Task objective
Quote all lines below exactly. Images stay out.
- - -
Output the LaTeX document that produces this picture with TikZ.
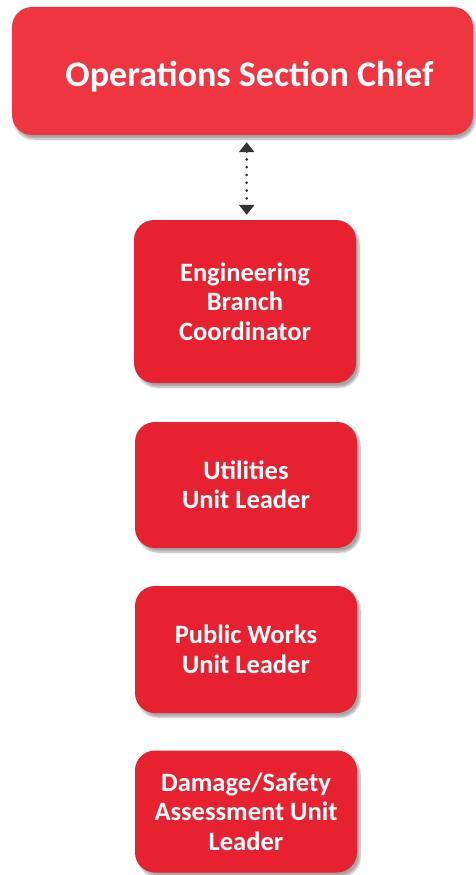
\documentclass[tikz,border=0pt]{standalone}
\usepackage{fontspec}
\setmainfont{Carlito}
\usetikzlibrary{arrows.meta,shadows.blur}

\definecolor{chiefred}{HTML}{EE3540}
\definecolor{unitred}{HTML}{E82130}
\definecolor{tipgray}{HTML}{333333}

\tikzset{
    chief/.style={draw=none, fill=chiefred, rounded corners=20pt,
        minimum width=461pt, minimum height=128pt,
        blur shadow={shadow xshift=2pt, shadow yshift=-4pt, shadow blur steps=8, shadow opacity=35}},
    chieftext/.style={text=white, font=\fontsize{36}{40}\selectfont\bfseries},
    unit/.style={draw=none, fill=unitred, rounded corners=20pt,
        text=white, font=\fontsize{26.5}{29.5}\selectfont\bfseries,
        align=center, minimum width=222pt,
        blur shadow={shadow xshift=3pt, shadow yshift=-4pt, shadow blur steps=8, shadow opacity=35}},
    link/.style={{Triangle[width=15pt,length=10pt]}-{Triangle[width=15pt,length=10pt]},
        tipgray, line width=3pt, dash pattern=on 0pt off 7.8pt, line cap=round}
}

\begin{document}
\begin{tikzpicture}[x=1pt,y=1pt]
    \useasboundingbox (0,0) rectangle (475,-875);

    \node[chief] (chief) at (242.5,-71) {};
    \node[chieftext] (chieftitle) at ([xshift=7pt,yshift=-6pt]chief.center)
        {Operations Section Chief};

    \node[unit, minimum height=163pt] (eng) at (245,-301.5)
        {Engineering\\Branch\\Coordinator};
    \node[unit, minimum height=126pt] (util) at (246,-485)
        {Utilities\\Unit Leader};
    \node[unit, minimum height=127pt] (works) at (246,-649.5)
        {Public Works\\Unit Leader};
    \node[unit, minimum height=122pt] (damage) at (246,-811.5)
        {Damage/Safety\\Assessment Unit\\Leader};

    % dotted two-way link between chief and branch
    \coordinate (linktop) at ([xshift=1.7pt]eng.north |- chief.south);
    \coordinate (linkbot) at ([xshift=1.7pt]eng.north);
    \draw[link, shorten <=7pt, shorten >=5pt] (linktop) -- (linkbot);
\end{tikzpicture}
\end{document}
- - -
Answer to this task
Output the LaTeX document that produces this picture with TikZ.
\documentclass[tikz,border=0pt]{standalone}
\usepackage{fontspec}
\setmainfont{Carlito}
\usetikzlibrary{arrows.meta,shadows.blur}

\definecolor{chiefred}{HTML}{EE3540}
\definecolor{unitred}{HTML}{E82130}
\definecolor{tipgray}{HTML}{333333}

\tikzset{
    chief/.style={draw=none, fill=chiefred, rounded corners=20pt,
        minimum width=461pt, minimum height=128pt,
        blur shadow={shadow xshift=2pt, shadow yshift=-4pt, shadow blur steps=8, shadow opacity=35}},
    chieftext/.style={text=white, font=\fontsize{36}{40}\selectfont\bfseries},
    unit/.style={draw=none, fill=unitred, rounded corners=20pt,
        text=white, font=\fontsize{26.5}{29.5}\selectfont\bfseries,
        align=center, minimum width=222pt,
        blur shadow={shadow xshift=3pt, shadow yshift=-4pt, shadow blur steps=8, shadow opacity=35}},
    link/.style={{Triangle[width=15pt,length=10pt]}-{Triangle[width=15pt,length=10pt]},
        tipgray, line width=3pt, dash pattern=on 0pt off 7.8pt, line cap=round}
}

\begin{document}
\begin{tikzpicture}[x=1pt,y=1pt]
    \useasboundingbox (0,0) rectangle (475,-875);

    \node[chief] (chief) at (242.5,-71) {};
    \node[chieftext] (chieftitle) at ([xshift=7pt,yshift=-6pt]chief.center)
        {Operations Section Chief};

    \node[unit, minimum height=163pt] (eng) at (245,-301.5)
        {Engineering\\Branch\\Coordinator};
    \node[unit, minimum height=126pt] (util) at (246,-485)
        {Utilities\\Unit Leader};
    \node[unit, minimum height=127pt] (works) at (246,-649.5)
        {Public Works\\Unit Leader};
    \node[unit, minimum height=122pt] (damage) at (246,-811.5)
        {Damage/Safety\\Assessment Unit\\Leader};

    % dotted two-way link between chief and branch
    \coordinate (linktop) at ([xshift=1.7pt]eng.north |- chief.south);
    \coordinate (linkbot) at ([xshift=1.7pt]eng.north);
    \draw[link, shorten <=7pt, shorten >=5pt] (linktop) -- (linkbot);
\end{tikzpicture}
\end{document}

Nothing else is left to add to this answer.